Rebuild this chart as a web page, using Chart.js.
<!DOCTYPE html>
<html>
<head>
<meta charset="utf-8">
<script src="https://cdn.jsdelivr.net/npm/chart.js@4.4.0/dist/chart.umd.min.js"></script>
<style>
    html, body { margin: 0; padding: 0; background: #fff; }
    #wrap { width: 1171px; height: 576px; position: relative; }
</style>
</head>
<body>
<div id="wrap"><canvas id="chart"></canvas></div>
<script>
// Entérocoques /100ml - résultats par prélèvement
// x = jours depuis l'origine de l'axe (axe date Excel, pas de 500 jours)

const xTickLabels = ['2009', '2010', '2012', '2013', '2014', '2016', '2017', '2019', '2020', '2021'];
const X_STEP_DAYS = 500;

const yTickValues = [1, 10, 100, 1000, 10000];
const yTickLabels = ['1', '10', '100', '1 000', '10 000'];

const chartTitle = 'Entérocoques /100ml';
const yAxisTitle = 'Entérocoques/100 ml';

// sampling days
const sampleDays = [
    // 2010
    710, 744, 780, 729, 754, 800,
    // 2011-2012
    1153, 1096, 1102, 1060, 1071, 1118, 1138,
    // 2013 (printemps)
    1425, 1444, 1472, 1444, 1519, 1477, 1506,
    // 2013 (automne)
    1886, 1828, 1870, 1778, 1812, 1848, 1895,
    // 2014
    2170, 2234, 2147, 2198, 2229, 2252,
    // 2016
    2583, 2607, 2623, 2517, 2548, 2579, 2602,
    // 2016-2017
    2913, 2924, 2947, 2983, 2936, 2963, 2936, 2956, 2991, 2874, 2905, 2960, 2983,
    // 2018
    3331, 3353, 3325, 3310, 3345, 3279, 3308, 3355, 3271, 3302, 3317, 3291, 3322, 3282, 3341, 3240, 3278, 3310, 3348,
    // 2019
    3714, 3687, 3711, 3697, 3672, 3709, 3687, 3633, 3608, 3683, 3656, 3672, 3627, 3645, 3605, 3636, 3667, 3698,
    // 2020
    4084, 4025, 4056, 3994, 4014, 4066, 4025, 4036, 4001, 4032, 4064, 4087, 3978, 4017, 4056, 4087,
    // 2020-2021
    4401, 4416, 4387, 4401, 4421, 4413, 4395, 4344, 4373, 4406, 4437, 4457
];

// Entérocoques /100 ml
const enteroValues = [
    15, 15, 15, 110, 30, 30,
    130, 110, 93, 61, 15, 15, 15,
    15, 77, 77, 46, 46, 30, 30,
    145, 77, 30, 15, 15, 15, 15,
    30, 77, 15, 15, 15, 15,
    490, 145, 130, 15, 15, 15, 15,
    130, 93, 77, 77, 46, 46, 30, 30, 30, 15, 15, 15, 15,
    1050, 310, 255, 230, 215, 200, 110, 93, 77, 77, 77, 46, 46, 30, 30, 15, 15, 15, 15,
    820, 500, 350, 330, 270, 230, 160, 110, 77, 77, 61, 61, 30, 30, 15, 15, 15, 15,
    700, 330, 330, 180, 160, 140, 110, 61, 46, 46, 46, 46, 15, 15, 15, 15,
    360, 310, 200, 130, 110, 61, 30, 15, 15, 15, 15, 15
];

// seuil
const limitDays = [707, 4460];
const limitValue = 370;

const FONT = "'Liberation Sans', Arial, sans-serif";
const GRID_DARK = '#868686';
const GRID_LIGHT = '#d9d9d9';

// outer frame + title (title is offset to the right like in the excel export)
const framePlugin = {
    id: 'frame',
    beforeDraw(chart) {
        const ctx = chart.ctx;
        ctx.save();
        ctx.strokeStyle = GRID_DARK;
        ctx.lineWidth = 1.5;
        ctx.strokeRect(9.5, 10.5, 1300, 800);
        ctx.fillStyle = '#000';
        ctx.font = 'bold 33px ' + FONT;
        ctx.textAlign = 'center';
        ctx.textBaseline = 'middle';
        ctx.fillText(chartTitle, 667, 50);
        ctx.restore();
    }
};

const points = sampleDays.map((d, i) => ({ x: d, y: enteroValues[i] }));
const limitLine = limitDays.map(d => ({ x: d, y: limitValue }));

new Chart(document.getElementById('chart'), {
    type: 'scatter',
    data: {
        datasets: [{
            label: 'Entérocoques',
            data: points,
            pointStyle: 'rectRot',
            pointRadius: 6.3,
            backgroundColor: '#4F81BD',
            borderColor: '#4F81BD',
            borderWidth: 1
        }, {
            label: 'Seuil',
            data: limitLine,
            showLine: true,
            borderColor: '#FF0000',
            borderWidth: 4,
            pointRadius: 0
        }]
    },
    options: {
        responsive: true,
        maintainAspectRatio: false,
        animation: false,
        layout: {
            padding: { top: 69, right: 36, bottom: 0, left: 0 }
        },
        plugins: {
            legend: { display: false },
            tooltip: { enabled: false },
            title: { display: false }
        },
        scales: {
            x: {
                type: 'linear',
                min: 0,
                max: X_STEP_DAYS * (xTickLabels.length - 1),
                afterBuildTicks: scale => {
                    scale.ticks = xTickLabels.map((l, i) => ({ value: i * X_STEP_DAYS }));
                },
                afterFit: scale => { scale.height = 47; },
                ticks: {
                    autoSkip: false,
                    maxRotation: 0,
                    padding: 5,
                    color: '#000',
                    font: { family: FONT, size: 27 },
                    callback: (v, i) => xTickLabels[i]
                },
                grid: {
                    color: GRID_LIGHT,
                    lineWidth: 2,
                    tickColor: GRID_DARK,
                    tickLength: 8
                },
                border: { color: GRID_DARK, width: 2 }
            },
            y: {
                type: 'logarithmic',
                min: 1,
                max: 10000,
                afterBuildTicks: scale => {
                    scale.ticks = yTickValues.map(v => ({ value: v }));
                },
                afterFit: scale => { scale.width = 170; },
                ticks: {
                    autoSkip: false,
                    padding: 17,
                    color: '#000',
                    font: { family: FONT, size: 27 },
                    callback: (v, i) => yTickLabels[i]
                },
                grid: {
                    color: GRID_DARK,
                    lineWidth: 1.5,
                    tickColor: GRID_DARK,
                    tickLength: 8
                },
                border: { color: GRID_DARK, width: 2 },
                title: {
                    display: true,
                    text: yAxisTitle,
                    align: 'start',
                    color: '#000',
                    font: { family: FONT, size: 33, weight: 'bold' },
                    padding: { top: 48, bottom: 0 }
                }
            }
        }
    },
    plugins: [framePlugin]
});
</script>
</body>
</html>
= = = = =
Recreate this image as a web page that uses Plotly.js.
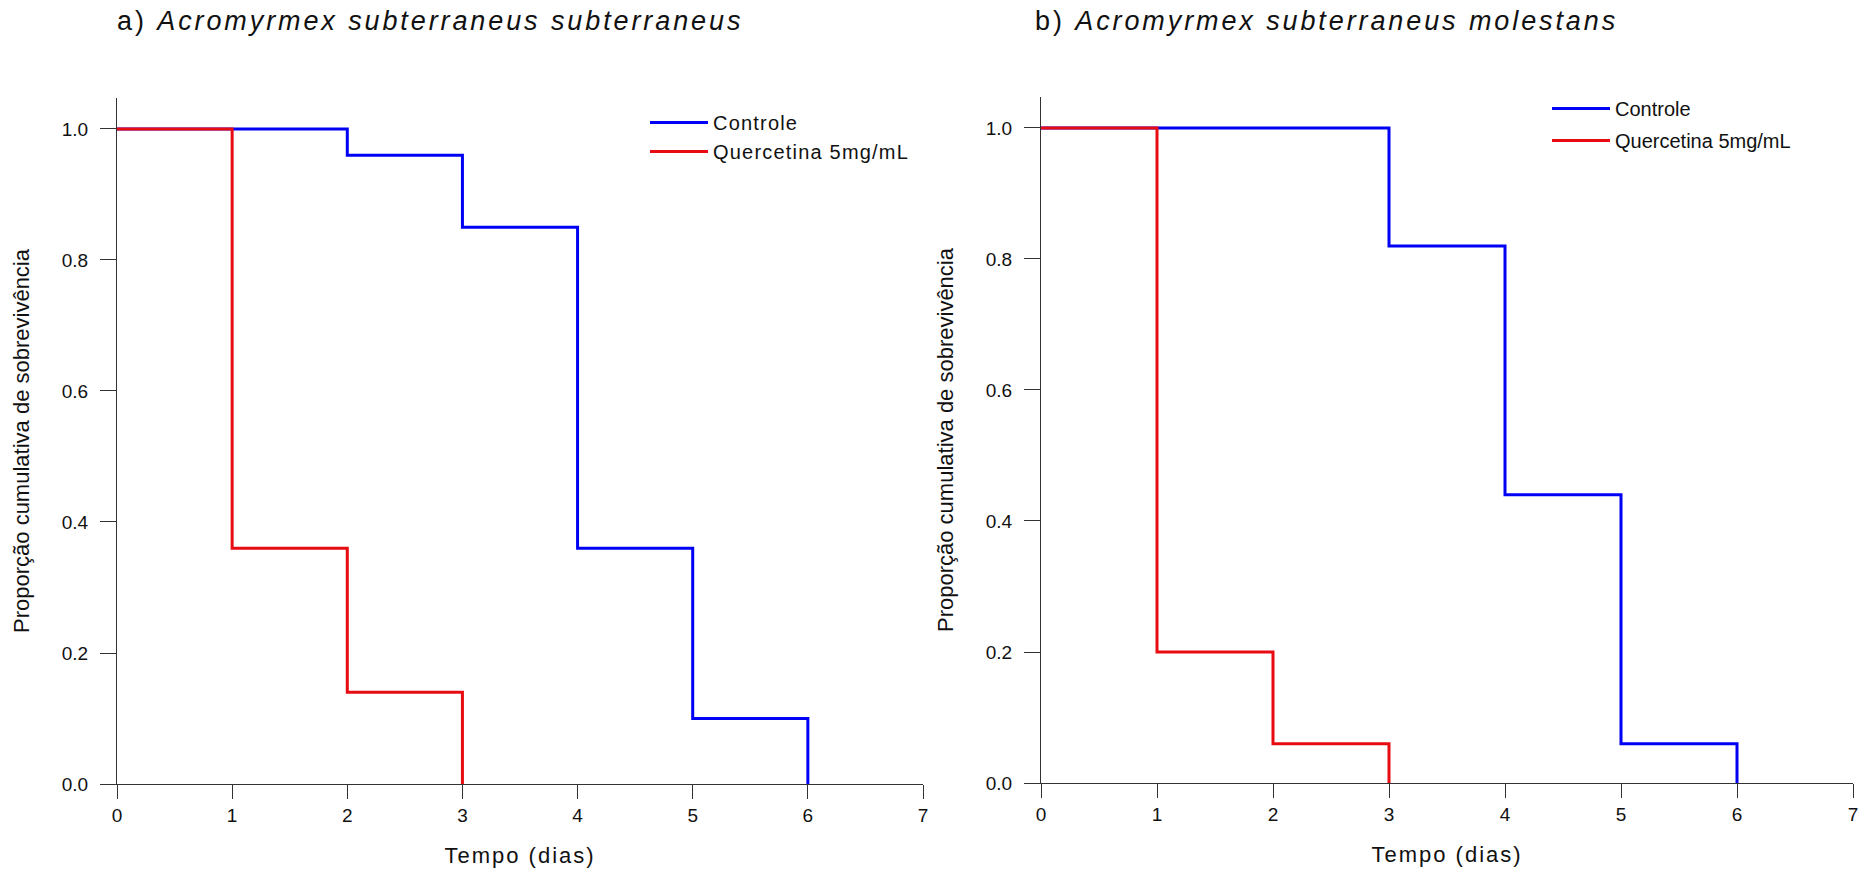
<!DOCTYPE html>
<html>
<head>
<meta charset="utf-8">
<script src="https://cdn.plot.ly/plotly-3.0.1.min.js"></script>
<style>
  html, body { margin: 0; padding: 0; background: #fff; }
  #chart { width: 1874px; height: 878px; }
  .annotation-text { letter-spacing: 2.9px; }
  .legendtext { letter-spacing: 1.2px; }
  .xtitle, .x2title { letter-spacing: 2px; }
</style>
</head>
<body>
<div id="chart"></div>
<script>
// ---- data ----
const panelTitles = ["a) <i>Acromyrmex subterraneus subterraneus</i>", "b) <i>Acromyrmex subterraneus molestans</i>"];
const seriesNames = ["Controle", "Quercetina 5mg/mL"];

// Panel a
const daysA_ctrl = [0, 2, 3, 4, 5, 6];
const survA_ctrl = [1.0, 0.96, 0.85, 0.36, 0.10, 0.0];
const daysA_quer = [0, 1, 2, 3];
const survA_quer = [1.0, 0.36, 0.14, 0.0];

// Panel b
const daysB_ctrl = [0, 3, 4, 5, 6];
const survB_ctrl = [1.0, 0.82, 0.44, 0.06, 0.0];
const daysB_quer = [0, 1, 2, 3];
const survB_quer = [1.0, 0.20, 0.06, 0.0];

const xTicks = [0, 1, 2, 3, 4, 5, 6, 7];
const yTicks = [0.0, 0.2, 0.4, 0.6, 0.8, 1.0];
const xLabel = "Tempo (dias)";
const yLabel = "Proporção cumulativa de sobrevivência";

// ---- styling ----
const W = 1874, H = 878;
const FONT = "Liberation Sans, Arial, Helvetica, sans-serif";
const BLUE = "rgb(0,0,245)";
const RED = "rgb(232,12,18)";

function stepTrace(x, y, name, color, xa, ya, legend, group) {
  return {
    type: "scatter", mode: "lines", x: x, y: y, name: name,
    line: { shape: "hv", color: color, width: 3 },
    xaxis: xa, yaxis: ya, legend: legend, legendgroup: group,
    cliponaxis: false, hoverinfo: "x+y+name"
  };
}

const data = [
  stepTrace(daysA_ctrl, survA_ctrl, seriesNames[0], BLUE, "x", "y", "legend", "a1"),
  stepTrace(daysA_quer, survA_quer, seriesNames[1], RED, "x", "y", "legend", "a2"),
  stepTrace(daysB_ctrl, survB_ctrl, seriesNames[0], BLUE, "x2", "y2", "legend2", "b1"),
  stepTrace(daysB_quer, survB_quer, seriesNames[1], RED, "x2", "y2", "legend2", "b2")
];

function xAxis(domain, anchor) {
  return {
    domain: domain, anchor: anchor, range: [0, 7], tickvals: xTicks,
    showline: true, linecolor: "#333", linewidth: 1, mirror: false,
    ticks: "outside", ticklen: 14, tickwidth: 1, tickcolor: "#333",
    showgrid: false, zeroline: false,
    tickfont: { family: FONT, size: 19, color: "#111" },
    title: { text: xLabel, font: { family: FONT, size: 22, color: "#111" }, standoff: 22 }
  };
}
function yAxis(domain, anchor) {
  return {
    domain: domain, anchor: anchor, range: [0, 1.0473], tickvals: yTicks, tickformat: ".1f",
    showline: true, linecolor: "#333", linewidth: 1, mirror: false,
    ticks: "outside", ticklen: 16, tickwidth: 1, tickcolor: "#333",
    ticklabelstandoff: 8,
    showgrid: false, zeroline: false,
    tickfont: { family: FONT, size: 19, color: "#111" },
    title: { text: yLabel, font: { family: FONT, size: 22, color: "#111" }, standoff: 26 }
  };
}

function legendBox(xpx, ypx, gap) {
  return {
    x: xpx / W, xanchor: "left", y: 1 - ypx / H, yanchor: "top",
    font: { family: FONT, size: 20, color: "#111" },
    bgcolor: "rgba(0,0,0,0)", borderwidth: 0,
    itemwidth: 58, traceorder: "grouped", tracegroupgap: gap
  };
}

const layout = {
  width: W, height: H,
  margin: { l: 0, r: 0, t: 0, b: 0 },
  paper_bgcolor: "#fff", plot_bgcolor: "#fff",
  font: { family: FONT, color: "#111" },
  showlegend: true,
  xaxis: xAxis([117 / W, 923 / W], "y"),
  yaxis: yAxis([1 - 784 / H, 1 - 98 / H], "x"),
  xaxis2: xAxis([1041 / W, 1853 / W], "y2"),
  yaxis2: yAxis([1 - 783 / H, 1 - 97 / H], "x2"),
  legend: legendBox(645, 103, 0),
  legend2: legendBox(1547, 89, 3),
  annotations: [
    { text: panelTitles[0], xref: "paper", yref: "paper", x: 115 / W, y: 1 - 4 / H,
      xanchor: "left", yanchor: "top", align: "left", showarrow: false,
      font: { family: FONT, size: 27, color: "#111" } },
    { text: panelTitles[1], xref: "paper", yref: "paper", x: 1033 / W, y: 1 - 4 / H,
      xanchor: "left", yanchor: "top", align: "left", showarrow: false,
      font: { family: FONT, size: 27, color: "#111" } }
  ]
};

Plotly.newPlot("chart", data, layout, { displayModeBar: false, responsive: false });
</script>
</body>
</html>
= = = = =
**Job:**
Copy exactly the lines from the line with "Rebuild this chart" up to and including the line with "const yAxisTitle = 'Entérocoques/100 ml';", and no other lines.

**Task answer:**
Rebuild this chart as a web page, using Chart.js.
<!DOCTYPE html>
<html>
<head>
<meta charset="utf-8">
<script src="https://cdn.jsdelivr.net/npm/chart.js@4.4.0/dist/chart.umd.min.js"></script>
<style>
    html, body { margin: 0; padding: 0; background: #fff; }
    #wrap { width: 1171px; height: 576px; position: relative; }
</style>
</head>
<body>
<div id="wrap"><canvas id="chart"></canvas></div>
<script>
// Entérocoques /100ml - résultats par prélèvement
// x = jours depuis l'origine de l'axe (axe date Excel, pas de 500 jours)

const xTickLabels = ['2009', '2010', '2012', '2013', '2014', '2016', '2017', '2019', '2020', '2021'];
const X_STEP_DAYS = 500;

const yTickValues = [1, 10, 100, 1000, 10000];
const yTickLabels = ['1', '10', '100', '1 000', '10 000'];

const chartTitle = 'Entérocoques /100ml';
const yAxisTitle = 'Entérocoques/100 ml';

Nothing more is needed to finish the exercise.